Skip the pictures and quote all of the lines exactly.

_Available data:_
___

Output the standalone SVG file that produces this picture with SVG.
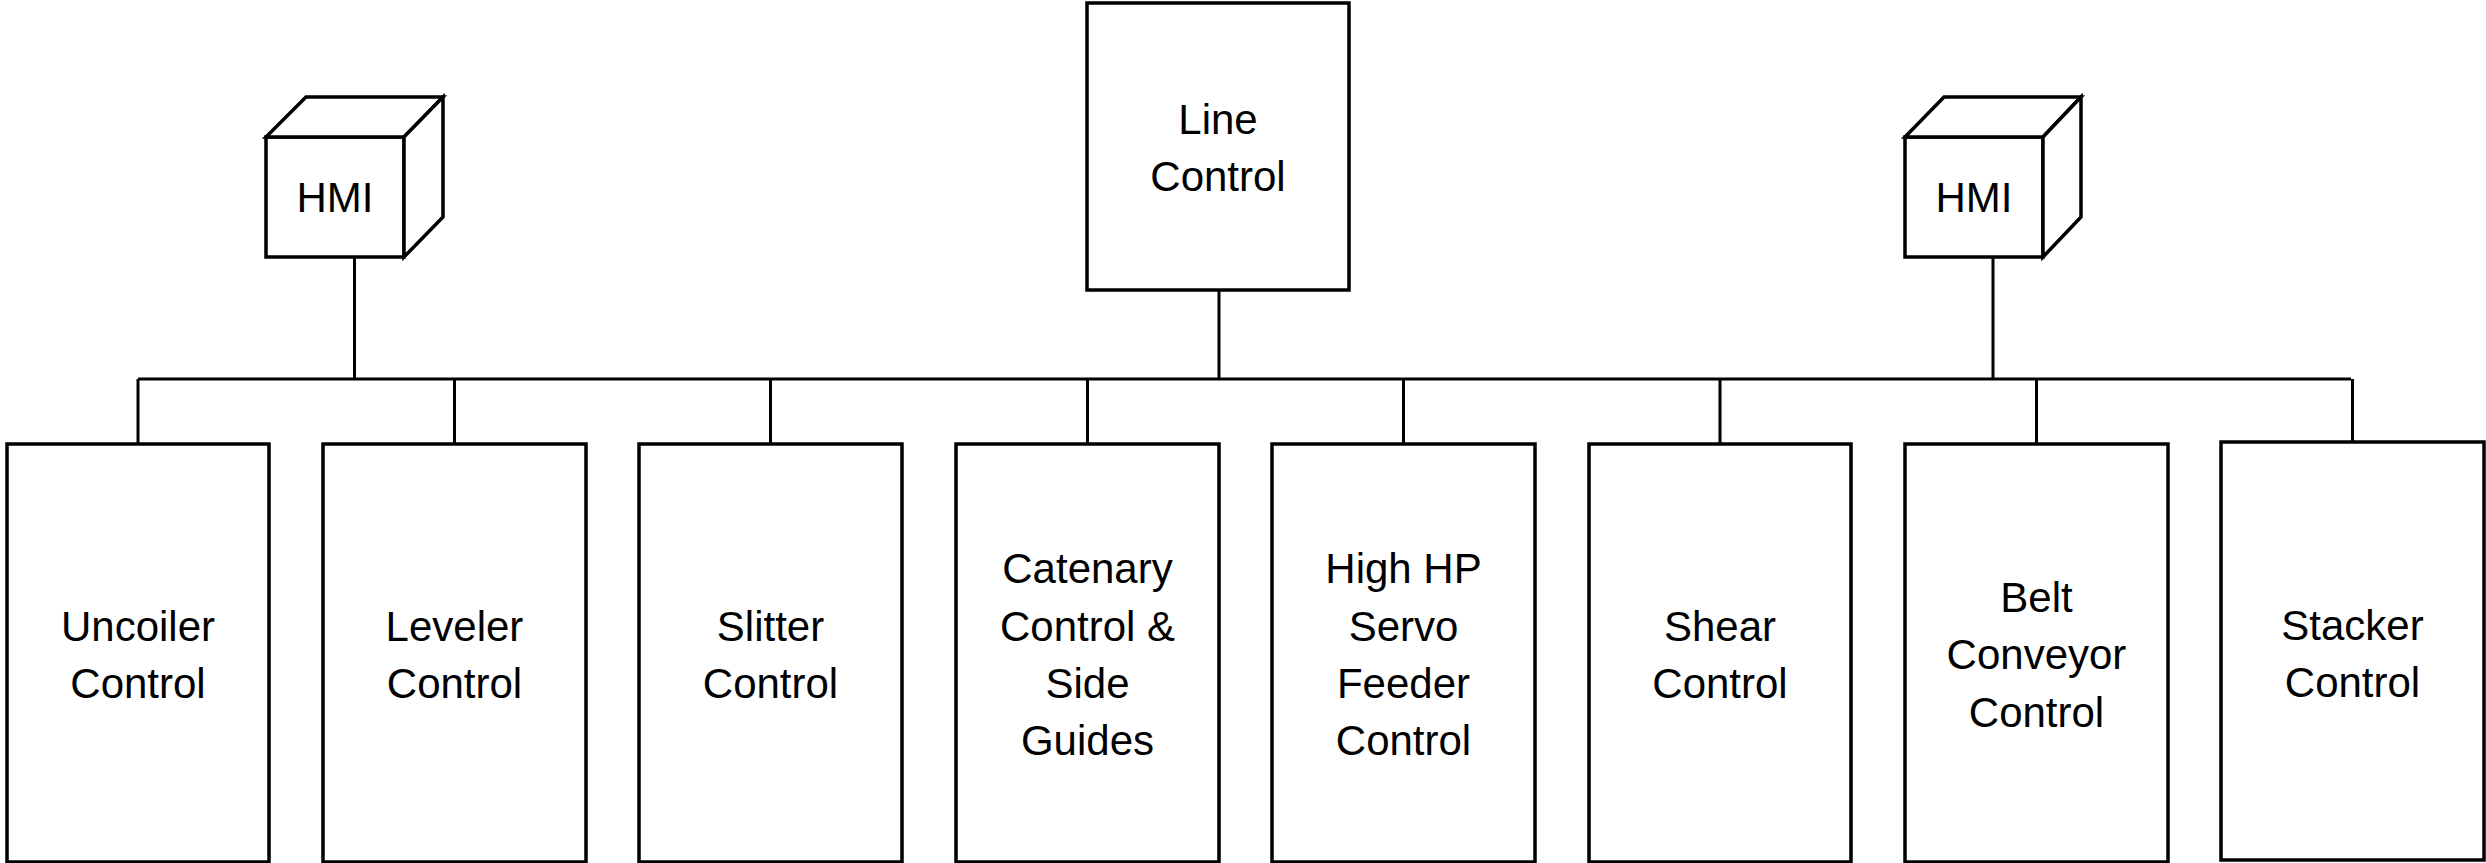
<svg xmlns="http://www.w3.org/2000/svg" width="2486" height="863" viewBox="0 0 2486 863">
<style>
.box{fill:#fff;stroke:#000;stroke-width:3.5;stroke-linejoin:miter}
.ln{fill:none;stroke:#000;stroke-width:3}
text{font-family:"Liberation Sans",Arial,sans-serif;font-size:42px;fill:#000;text-anchor:middle}
</style>
<rect width="2486" height="863" fill="#fff"/>
<g id="connectors">
<path class="ln" d="M138,379 H2351"/>
<path class="ln" d="M354.5,257 V379 M1219,290 V379 M1993,257 V379"/>
<path class="ln" d="M138,379 V444 M454.5,379 V444 M770.5,379 V444 M1087.5,379 V444 M1403.5,379 V444 M1720,379 V444 M2036.5,379 V444 M2352.5,379 V442"/>
</g>
<g id="hmi-left">
<rect class="box" x="266" y="137" width="138" height="120"/>
<path class="box" d="M266,137 L306,97 H443 L404,137 Z"/>
<path class="box" d="M404,137 L443,97 V217 L404,257 Z"/>
<text x="335" y="212">HMI</text>
</g>
<g id="line-control">
<rect class="box" x="1087" y="3" width="262" height="287"/>
<text x="1218" y="134">Line</text>
<text x="1218" y="191">Control</text>
</g>
<g id="hmi-right">
<rect class="box" x="1905" y="137" width="138" height="120"/>
<path class="box" d="M1905,137 L1944,97 H2081 L2043,137 Z"/>
<path class="box" d="M2043,137 L2081,97 V217 L2043,257 Z"/>
<text x="1974" y="212">HMI</text>
</g>
<g id="uncoiler">
<rect class="box" x="7" y="444" width="262" height="418"/>
<text x="138" y="641">Uncoiler</text>
<text x="138" y="698">Control</text>
</g>
<g id="leveler">
<rect class="box" x="323" y="444" width="263" height="418"/>
<text x="454.5" y="641">Leveler</text>
<text x="454.5" y="698">Control</text>
</g>
<g id="slitter">
<rect class="box" x="639" y="444" width="263" height="418"/>
<text x="770.5" y="641">Slitter</text>
<text x="770.5" y="698">Control</text>
</g>
<g id="catenary">
<rect class="box" x="956" y="444" width="263" height="418"/>
<text x="1087.5" y="583">Catenary</text>
<text x="1087.5" y="641">Control &amp;</text>
<text x="1087.5" y="698">Side</text>
<text x="1087.5" y="755">Guides</text>
</g>
<g id="servo-feeder">
<rect class="box" x="1272" y="444" width="263" height="418"/>
<text x="1403.5" y="583">High HP</text>
<text x="1403.5" y="641">Servo</text>
<text x="1403.5" y="698">Feeder</text>
<text x="1403.5" y="755">Control</text>
</g>
<g id="shear">
<rect class="box" x="1589" y="444" width="262" height="418"/>
<text x="1720" y="641">Shear</text>
<text x="1720" y="698">Control</text>
</g>
<g id="belt-conveyor">
<rect class="box" x="1905" y="444" width="263" height="418"/>
<text x="2036.5" y="612">Belt</text>
<text x="2036.5" y="669">Conveyor</text>
<text x="2036.5" y="727">Control</text>
</g>
<g id="stacker">
<rect class="box" x="2221" y="442" width="263" height="418"/>
<text x="2352.5" y="640">Stacker</text>
<text x="2352.5" y="697">Control</text>
</g>
</svg>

___

_Final answer:_
Output the standalone SVG file that produces this picture with SVG.
<svg xmlns="http://www.w3.org/2000/svg" width="2486" height="863" viewBox="0 0 2486 863">
<style>
.box{fill:#fff;stroke:#000;stroke-width:3.5;stroke-linejoin:miter}
.ln{fill:none;stroke:#000;stroke-width:3}
text{font-family:"Liberation Sans",Arial,sans-serif;font-size:42px;fill:#000;text-anchor:middle}
</style>
<rect width="2486" height="863" fill="#fff"/>
<g id="connectors">
<path class="ln" d="M138,379 H2351"/>
<path class="ln" d="M354.5,257 V379 M1219,290 V379 M1993,257 V379"/>
<path class="ln" d="M138,379 V444 M454.5,379 V444 M770.5,379 V444 M1087.5,379 V444 M1403.5,379 V444 M1720,379 V444 M2036.5,379 V444 M2352.5,379 V442"/>
</g>
<g id="hmi-left">
<rect class="box" x="266" y="137" width="138" height="120"/>
<path class="box" d="M266,137 L306,97 H443 L404,137 Z"/>
<path class="box" d="M404,137 L443,97 V217 L404,257 Z"/>
<text x="335" y="212">HMI</text>
</g>
<g id="line-control">
<rect class="box" x="1087" y="3" width="262" height="287"/>
<text x="1218" y="134">Line</text>
<text x="1218" y="191">Control</text>
</g>
<g id="hmi-right">
<rect class="box" x="1905" y="137" width="138" height="120"/>
<path class="box" d="M1905,137 L1944,97 H2081 L2043,137 Z"/>
<path class="box" d="M2043,137 L2081,97 V217 L2043,257 Z"/>
<text x="1974" y="212">HMI</text>
</g>
<g id="uncoiler">
<rect class="box" x="7" y="444" width="262" height="418"/>
<text x="138" y="641">Uncoiler</text>
<text x="138" y="698">Control</text>
</g>
<g id="leveler">
<rect class="box" x="323" y="444" width="263" height="418"/>
<text x="454.5" y="641">Leveler</text>
<text x="454.5" y="698">Control</text>
</g>
<g id="slitter">
<rect class="box" x="639" y="444" width="263" height="418"/>
<text x="770.5" y="641">Slitter</text>
<text x="770.5" y="698">Control</text>
</g>
<g id="catenary">
<rect class="box" x="956" y="444" width="263" height="418"/>
<text x="1087.5" y="583">Catenary</text>
<text x="1087.5" y="641">Control &amp;</text>
<text x="1087.5" y="698">Side</text>
<text x="1087.5" y="755">Guides</text>
</g>
<g id="servo-feeder">
<rect class="box" x="1272" y="444" width="263" height="418"/>
<text x="1403.5" y="583">High HP</text>
<text x="1403.5" y="641">Servo</text>
<text x="1403.5" y="698">Feeder</text>
<text x="1403.5" y="755">Control</text>
</g>
<g id="shear">
<rect class="box" x="1589" y="444" width="262" height="418"/>
<text x="1720" y="641">Shear</text>
<text x="1720" y="698">Control</text>
</g>
<g id="belt-conveyor">
<rect class="box" x="1905" y="444" width="263" height="418"/>
<text x="2036.5" y="612">Belt</text>
<text x="2036.5" y="669">Conveyor</text>
<text x="2036.5" y="727">Control</text>
</g>
<g id="stacker">
<rect class="box" x="2221" y="442" width="263" height="418"/>
<text x="2352.5" y="640">Stacker</text>
<text x="2352.5" y="697">Control</text>
</g>
</svg>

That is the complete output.